La via maestra della transizione ecologica, per un clima di pace
Ciafani (Legambiente): «Non dobbiamo preoccuparci dei negazionisti climatici ma dei “rallentatori”, i quali trovano ancora più ascolto e sensibilità nell’attuale Governo»
[28 Settembre 2023]
Legambiente è tra i promotori della manifestazione nazionale La via maestra, insieme per la Costituzione che si terrà il 7 ottobre a Roma.
La nostra via maestra è la giusta transizione ecologica ed energetica, da realizzare velocemente e bene, per combattere l’acuirsi della crisi climatica, rendere più indipendente il nostro Paese dalle fonti fossili, innovare il nostro sistema produttivo, aumentare la qualità della vita delle persone.

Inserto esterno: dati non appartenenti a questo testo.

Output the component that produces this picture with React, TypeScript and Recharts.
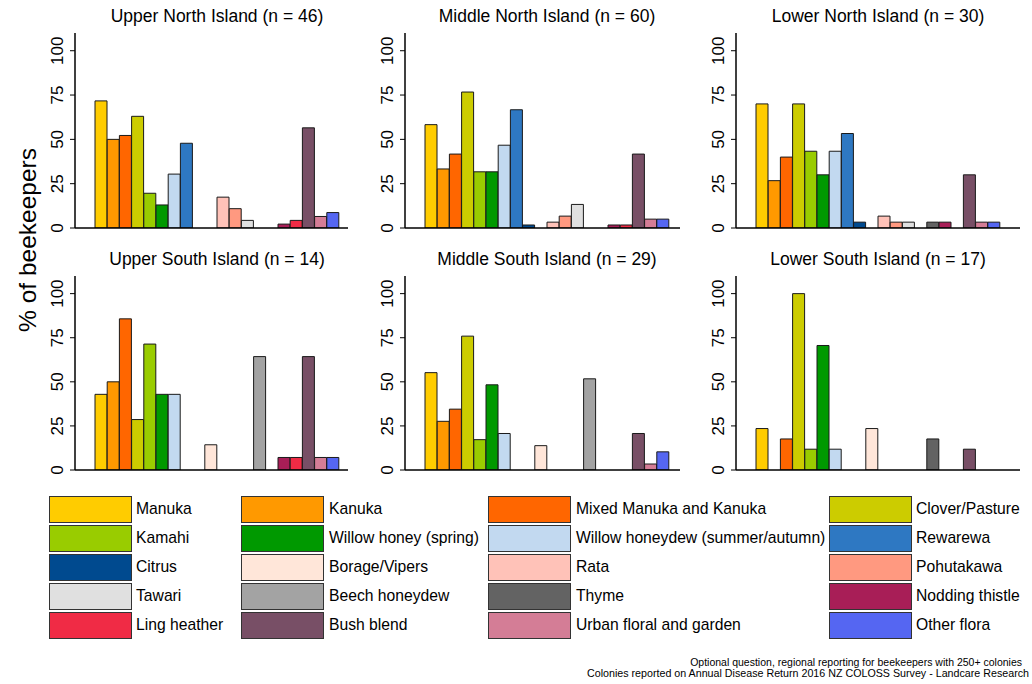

Non è un libro dei sogni ma il risultato che può essere perseguito e raggiunto ponendosi subito obiettivi ambiziosi, perché i prossimi anni saranno decisivi. Lavorare in tal senso ci aiuta anche a prevenire conflitti armati e dare speranza ai giovani e alle future generazioni.
La strada dell’innovazione è tracciata e sono tante in Italia le proposte e le esperienze di riconversione industriale, capaci di abbattere inquinamento ed emissioni e di avviare filiere produttive innovative per creare lavoro con la circolarità delle risorse materiali e la riconversione del sistema energetico. Rischiano però di rimanere episodi isolati in mancanza di chiare scelte e investimenti industriali che aiutino a governare la transizione, con il concreto rischio di non riuscire a cogliere le opportunità di consolidare, e creare nuove, filiere produttive.
Non dobbiamo preoccuparci dei negazionisti climatici ma dei “rallentatori”, i quali trovano ancora più ascolto e sensibilità nell’attuale Governo. Ritardare la transizione verso un’economia a basse emissioni fa male non solo all’ambiente e al clima ma anche al nostro sistema produttivo.
E fa male anche al mondo del lavoro. La scelta conservatrice non produce nessun posto di lavoro ma solo una costosa e frustrante assistenza, come dimostrano le aree industriali siciliane o il Sulcis. La questione centrale è se fare dell’Italia un paese ad alto sviluppo tecnologico, che vende in tutto il mondo innovazioni di processo e prodotto, oppure condannarla a gestire la coda dell’innovazione e ad usare tecnologia straniera.
È pura strumentalizzazione capovolgere la realtà, come fa il Governo, addebitando alla transizione ecologica la perdita di posti di lavoro e danni ai cittadini meno abbienti, evocando “il bagno di sangue” da un punto di vista sociale.
Sono gli effetti dei cambiamenti climatici che faranno aumentare, oltre ai danni economici e alle vittime, le disuguaglianze non solo tra paesi ma anche all’interno del nostro stesso Paese, a scapito delle fasce più deboli. Lo vediamo già, non solo con gli eventi meteorologici estremi ma anche nella vita quotidiana, a partire dai luoghi di lavoro. Si parla orami di emergenza per chi lavora in fabbrica, in edilizia, in agricoltura a causa dell’aumento della temperatura.
A fronte di queste sfide si vagheggia di progetti velleitari e dispendiosi come il Ponte sullo Stretto e la costruzione di centrali nucleari, bocciate dagli italiani da ben due referendum del 1987 e 2011. Accanto a ciò, si vuole imporre un progetto di Autonomia regionale differenziata con pesanti conseguenze sull’unità del Paese e sui divari territoriali e sociali. Altro che patriottismo.